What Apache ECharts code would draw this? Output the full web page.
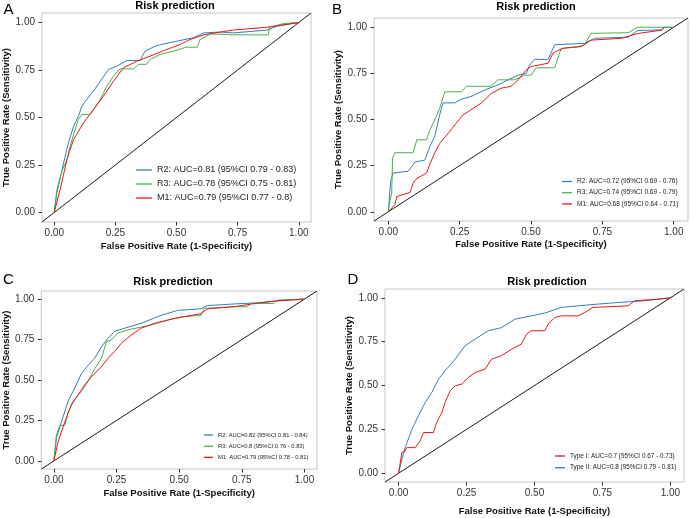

---

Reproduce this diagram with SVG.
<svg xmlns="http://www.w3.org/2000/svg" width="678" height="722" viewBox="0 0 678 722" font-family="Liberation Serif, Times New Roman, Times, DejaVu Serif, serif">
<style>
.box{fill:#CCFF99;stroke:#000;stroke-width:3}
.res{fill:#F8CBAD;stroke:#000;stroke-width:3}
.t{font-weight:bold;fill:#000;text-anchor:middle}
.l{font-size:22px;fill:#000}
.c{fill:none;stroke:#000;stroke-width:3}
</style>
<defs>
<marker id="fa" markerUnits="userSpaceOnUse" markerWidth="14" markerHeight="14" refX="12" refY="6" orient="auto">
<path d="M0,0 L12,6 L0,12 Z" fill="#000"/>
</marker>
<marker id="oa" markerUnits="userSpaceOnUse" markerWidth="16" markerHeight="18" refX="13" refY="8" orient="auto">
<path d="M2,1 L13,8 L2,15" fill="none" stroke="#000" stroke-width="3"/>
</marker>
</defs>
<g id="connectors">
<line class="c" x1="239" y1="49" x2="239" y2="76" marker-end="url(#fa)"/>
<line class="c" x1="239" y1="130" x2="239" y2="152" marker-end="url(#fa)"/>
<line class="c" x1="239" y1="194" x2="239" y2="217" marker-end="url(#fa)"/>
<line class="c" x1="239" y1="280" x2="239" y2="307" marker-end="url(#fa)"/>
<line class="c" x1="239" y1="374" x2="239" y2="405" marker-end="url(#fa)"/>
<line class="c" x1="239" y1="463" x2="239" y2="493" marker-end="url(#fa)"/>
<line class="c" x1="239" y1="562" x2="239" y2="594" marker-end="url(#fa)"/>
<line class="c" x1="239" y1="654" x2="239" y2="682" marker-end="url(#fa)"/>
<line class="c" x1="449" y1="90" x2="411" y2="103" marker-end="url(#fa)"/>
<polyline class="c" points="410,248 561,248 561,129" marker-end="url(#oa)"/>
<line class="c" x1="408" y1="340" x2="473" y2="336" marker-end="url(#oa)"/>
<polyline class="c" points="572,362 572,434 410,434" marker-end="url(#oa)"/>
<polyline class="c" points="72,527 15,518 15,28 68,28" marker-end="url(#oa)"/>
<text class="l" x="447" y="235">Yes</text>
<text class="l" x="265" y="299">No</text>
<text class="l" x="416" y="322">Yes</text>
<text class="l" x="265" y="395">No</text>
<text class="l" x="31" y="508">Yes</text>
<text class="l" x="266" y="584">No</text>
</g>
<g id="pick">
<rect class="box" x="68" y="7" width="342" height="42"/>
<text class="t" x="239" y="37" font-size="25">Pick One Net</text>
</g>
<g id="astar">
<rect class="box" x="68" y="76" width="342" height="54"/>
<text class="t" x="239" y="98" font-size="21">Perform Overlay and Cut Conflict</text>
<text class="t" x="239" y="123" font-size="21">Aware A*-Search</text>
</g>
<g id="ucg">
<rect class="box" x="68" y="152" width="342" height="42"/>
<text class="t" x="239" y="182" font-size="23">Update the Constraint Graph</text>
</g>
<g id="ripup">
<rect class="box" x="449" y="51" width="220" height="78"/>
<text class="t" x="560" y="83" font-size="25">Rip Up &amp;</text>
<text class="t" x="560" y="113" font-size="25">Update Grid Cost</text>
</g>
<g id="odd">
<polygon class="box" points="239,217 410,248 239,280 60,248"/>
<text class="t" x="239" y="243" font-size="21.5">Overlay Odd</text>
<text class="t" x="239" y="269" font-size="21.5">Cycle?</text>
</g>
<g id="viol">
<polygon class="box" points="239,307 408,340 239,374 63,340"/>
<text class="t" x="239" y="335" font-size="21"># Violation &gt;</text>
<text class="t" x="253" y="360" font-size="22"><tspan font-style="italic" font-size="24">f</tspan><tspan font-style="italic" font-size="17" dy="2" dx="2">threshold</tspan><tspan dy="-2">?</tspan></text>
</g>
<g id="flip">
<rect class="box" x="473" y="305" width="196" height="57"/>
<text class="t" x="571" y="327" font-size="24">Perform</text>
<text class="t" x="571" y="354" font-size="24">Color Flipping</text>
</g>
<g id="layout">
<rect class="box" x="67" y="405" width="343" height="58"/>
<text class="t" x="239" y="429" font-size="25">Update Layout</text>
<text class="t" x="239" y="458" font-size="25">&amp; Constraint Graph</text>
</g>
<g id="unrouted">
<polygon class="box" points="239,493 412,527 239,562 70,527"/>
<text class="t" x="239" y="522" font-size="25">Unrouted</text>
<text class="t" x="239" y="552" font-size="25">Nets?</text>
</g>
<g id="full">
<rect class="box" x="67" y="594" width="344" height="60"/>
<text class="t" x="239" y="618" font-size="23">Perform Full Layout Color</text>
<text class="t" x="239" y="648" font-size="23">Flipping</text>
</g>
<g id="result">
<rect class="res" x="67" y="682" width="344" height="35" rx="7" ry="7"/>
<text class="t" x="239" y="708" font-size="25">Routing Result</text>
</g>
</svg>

...

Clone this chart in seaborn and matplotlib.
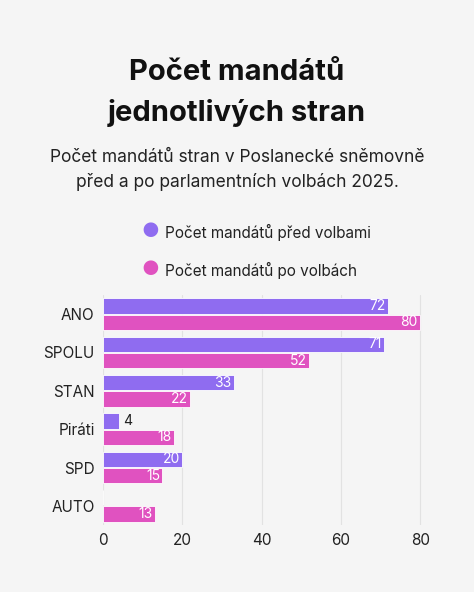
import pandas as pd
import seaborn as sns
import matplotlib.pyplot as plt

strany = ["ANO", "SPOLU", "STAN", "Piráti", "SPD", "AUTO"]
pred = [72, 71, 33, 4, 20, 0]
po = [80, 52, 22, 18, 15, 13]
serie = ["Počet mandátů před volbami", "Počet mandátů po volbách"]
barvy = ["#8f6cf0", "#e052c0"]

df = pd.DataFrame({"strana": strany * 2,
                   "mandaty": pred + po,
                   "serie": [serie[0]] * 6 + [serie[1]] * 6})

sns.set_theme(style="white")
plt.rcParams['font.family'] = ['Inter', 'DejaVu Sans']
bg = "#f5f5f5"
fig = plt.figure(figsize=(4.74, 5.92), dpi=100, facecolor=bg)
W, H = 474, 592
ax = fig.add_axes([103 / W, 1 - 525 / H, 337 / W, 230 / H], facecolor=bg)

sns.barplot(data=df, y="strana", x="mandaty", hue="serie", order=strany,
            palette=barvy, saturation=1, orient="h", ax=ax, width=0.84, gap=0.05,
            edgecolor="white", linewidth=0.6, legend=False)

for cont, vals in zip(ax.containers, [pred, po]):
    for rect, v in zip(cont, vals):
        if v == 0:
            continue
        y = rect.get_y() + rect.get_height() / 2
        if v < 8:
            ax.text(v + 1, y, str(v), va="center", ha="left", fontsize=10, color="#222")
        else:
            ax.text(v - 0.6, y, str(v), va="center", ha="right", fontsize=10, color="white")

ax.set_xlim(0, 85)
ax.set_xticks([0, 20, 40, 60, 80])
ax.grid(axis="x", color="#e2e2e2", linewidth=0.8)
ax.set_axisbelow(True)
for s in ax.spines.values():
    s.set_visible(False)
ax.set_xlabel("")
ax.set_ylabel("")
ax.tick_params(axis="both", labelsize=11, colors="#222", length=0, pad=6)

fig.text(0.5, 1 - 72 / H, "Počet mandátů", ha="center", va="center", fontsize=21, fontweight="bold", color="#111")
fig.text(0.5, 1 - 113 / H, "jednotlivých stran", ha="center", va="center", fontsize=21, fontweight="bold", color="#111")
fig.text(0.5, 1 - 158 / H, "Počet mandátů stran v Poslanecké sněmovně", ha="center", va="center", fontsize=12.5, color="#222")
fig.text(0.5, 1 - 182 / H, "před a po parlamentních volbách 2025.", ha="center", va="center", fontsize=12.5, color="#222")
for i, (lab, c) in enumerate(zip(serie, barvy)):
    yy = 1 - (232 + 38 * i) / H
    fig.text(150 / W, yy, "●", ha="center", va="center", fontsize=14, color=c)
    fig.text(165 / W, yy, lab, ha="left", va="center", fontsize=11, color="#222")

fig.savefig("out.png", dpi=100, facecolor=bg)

=== PROBLEM DESCRIPTION ===
Reply with the number of lines in the preceding entries that contain "matplotlib", and no other words.

=== ANSWER BELOW ===
2